In the sense that you can fake timestamps, you're of course correct on git and anything else beyond public blockchains.

In the other sen, git is a counter-example of what I take the author's main point to be, in that commits do have an mandated relationship and linkage that Nostr noted don't.


> Hey, author of https://damus.io here (ios twitter-like nostr client)

Haha, like Nostradamus, very clever name!


missed the opportunity to nostra.damu.us ?

That remembers me off project.ioni.st and now iam sad.


> > Second, I don't like that many Nostr clients are using the same signing key for messages as they do for lightning transactions.

> This is simply not true.

I'm sorry if I'm wrong about this one. How does it work?


Zaps just put a signed nostr note inside a lightning invoice so that clients can show that a specific user send some amount of money to some note or profile. clients request lightning invoices via lnurl (an http lightning specification). You could do the same thing for any other fiat or crypto system if you want to, but nostr was mainly build by bitcoiners which is why there is lots of bitcoin tech integrated, but its completely optional.


How do you request your Zaps balance to send it somewhere else (like to a Bitcoin wallet)? Maybe this is a Lightning thing and not a Nostr thing.

I guess I assumed it was based on the private key you generated when you got started on Nostr and if that private key became compromised then the Zaps could go to whoever had the private key.

Perhaps there is a document somewhere that explains this.


There is no "zaps balance". Zaps are just receipts of lightning payments.

The basic idea is that a lightning node will detect when the invoice with a nostr note inside is paid, and then send the receipt to nostr as a nostr note, with the original bolt11 invoice inside with the signature from the user who sent the zap.

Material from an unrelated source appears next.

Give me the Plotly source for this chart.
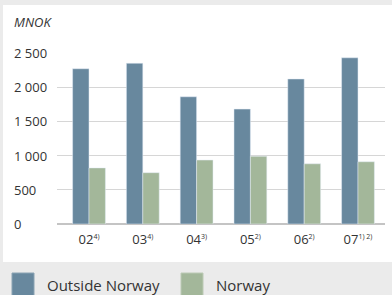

It's all described by NIP-57, a spec I put together to support this:

https://github.com/nostr-protocol/nips/blob/master/57.md

I was working on c-lightning at the time and I thought it would be really cool to replace the "like" button with an instant bitcoin micro-payment. I think it worked out quite well! There are many sites utilizing zaps in all aspects of the protocol, such as a decentralized market for AI job requests (data vending machines), zapgoals and zap fundraisers. All built on this note type. protocol synergy!


I read NIP-57 just now.

I guess what confused me is I've used Nostr clients where everyone has a Zap button. Who is holding onto those lighting receive addresses until they specify where they want the funds to go?

Like if someone Zaps me right now, I haven't specified a place for those Zaps to go. Do I call the Damus staff and they send the total of the micropayments Zapped to me over Nostr to a Bitcoin receive address? I don't think anyone has Zapped me, I'm just trying to wrap my mind around how it works since I was wrong earlier.

Maybe I need to set aside an afternoon and read about how Lighting works, perhaps I just don't get that protocol.


> if someone Zaps me right now, I haven't specified a place for those Zaps to go

then you can't be zapped

you can only be zapped if your profile has a tag in it that tells people where to send your zaps to

without that, a zap button shouldn't show up, and if it does show up, it shouldn't do anything


Ok, this makes sense. I must have been using a client that had 'Zap' icons and because I didn't have a Zap balance I just assumed the buttons didn't work because I had no balance.

I didn't realize every single person who downloads a zap-supporting client had to also set up a separate app to handle the micro-transactions and host that app somewhere where it is available 24/7 in case their post gets zapped.


it's not that big a deal if you use a hosted wallet. There's quite a few options out there, like stacker.news or wallet of satoshi.


Lightning is an online protocol, so your wallet must be available to complete the transaction. No online wallet, no zaps.